*What is being asked*:
From the first line of the listing below, retype each line up to and including the one with "from matplotlib.transforms import"; pictures stay out.

*Data extract*:
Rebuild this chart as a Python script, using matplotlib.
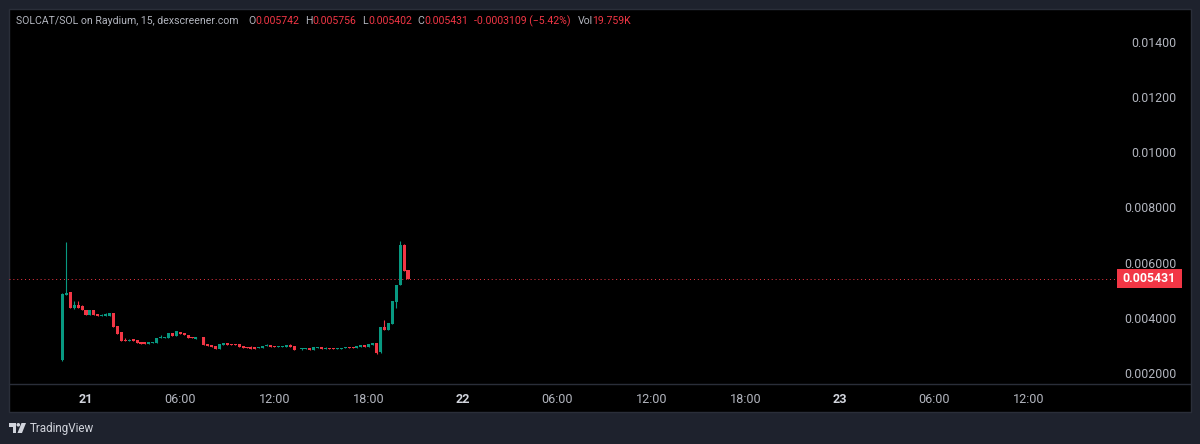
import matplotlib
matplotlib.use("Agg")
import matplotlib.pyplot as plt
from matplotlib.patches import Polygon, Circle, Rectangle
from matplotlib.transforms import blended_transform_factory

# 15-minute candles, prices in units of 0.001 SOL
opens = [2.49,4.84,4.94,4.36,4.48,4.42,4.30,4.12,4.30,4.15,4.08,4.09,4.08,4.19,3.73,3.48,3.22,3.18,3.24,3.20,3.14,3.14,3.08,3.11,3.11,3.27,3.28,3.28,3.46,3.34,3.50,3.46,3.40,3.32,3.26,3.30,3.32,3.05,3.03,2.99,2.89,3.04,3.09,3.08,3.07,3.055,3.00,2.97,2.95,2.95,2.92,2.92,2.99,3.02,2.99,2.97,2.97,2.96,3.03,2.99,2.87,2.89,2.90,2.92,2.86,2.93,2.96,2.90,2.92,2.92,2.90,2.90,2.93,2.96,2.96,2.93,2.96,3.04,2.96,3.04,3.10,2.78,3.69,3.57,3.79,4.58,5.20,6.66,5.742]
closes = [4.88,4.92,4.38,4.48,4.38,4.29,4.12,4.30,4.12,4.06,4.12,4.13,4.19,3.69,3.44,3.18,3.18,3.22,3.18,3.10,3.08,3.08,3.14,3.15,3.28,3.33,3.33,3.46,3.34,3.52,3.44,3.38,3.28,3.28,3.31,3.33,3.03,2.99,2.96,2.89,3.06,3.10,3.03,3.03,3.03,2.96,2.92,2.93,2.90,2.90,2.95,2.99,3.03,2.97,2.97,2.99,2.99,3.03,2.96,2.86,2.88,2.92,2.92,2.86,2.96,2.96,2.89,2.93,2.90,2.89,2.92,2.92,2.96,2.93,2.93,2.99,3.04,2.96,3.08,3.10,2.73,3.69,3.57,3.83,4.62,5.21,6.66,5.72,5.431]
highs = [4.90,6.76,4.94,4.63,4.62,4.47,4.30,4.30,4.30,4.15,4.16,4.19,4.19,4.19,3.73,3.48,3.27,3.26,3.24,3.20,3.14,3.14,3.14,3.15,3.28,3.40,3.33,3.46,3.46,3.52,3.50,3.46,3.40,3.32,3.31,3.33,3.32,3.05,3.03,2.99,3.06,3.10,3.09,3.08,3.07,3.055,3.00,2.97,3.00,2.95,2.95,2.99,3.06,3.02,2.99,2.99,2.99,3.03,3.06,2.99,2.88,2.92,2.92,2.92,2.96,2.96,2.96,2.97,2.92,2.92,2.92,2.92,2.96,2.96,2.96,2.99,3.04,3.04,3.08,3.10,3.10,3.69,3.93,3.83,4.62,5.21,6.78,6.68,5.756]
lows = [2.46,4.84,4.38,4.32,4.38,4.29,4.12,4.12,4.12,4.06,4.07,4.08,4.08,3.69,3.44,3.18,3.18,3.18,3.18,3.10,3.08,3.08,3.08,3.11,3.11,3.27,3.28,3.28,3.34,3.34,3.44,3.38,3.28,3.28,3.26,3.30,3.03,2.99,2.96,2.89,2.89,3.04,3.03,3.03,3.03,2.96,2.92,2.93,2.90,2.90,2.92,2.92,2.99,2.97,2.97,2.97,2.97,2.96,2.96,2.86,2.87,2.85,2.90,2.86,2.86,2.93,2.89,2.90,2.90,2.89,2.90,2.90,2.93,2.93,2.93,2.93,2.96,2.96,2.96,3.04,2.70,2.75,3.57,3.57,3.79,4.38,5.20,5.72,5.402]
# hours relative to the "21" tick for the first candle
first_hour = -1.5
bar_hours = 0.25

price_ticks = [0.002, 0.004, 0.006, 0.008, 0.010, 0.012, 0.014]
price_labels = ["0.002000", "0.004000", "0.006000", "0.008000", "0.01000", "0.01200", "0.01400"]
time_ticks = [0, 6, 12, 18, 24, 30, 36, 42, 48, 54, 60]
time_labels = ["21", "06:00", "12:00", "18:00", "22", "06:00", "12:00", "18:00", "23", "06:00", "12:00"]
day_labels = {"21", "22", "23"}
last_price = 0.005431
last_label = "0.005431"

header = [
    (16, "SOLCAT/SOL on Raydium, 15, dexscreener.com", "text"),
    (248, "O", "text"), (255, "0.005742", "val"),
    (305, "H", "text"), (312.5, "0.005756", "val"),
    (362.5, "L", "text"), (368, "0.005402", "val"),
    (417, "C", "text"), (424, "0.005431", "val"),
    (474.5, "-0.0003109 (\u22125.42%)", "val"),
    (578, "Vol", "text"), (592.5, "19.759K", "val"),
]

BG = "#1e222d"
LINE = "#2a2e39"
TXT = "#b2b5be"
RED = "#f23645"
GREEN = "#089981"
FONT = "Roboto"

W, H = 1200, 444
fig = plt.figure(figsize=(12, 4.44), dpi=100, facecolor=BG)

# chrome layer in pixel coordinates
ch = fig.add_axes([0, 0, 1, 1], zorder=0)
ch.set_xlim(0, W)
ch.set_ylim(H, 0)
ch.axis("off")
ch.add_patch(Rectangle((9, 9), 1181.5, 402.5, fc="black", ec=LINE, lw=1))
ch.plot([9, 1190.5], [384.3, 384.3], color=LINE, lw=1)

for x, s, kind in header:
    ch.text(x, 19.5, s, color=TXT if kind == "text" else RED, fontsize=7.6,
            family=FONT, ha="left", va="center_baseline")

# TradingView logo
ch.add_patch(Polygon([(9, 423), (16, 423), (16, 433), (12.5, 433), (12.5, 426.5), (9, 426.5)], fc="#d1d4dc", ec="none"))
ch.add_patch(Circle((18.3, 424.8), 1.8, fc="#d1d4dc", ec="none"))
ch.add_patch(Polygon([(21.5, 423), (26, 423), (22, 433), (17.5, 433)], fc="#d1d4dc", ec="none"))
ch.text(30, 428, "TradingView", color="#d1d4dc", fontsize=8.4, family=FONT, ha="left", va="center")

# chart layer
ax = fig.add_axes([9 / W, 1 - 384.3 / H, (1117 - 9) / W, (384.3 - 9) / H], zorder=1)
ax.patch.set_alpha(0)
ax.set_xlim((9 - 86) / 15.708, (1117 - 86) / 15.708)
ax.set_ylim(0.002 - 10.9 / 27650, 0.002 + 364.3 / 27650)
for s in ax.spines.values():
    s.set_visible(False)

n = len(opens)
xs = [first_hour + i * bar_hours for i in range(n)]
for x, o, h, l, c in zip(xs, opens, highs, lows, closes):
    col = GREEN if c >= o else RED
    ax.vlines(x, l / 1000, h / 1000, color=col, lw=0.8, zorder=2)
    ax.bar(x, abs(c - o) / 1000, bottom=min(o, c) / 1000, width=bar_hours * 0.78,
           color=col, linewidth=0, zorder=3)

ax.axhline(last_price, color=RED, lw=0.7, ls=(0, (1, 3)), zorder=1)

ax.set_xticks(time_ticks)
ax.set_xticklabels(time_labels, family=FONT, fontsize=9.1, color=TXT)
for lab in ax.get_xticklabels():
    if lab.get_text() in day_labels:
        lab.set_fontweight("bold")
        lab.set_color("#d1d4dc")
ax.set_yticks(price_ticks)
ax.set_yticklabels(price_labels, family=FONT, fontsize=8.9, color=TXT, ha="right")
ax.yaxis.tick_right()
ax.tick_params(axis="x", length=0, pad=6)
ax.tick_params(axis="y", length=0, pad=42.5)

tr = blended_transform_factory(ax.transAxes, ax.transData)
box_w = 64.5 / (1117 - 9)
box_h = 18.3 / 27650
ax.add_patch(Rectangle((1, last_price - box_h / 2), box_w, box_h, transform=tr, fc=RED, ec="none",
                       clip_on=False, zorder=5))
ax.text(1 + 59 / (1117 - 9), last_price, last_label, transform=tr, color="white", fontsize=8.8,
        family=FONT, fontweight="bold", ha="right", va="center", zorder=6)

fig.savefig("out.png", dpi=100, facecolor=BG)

*Final result*:
Rebuild this chart as a Python script, using matplotlib.
import matplotlib
matplotlib.use("Agg")
import matplotlib.pyplot as plt
from matplotlib.patches import Polygon, Circle, Rectangle
from matplotlib.transforms import blended_transform_factory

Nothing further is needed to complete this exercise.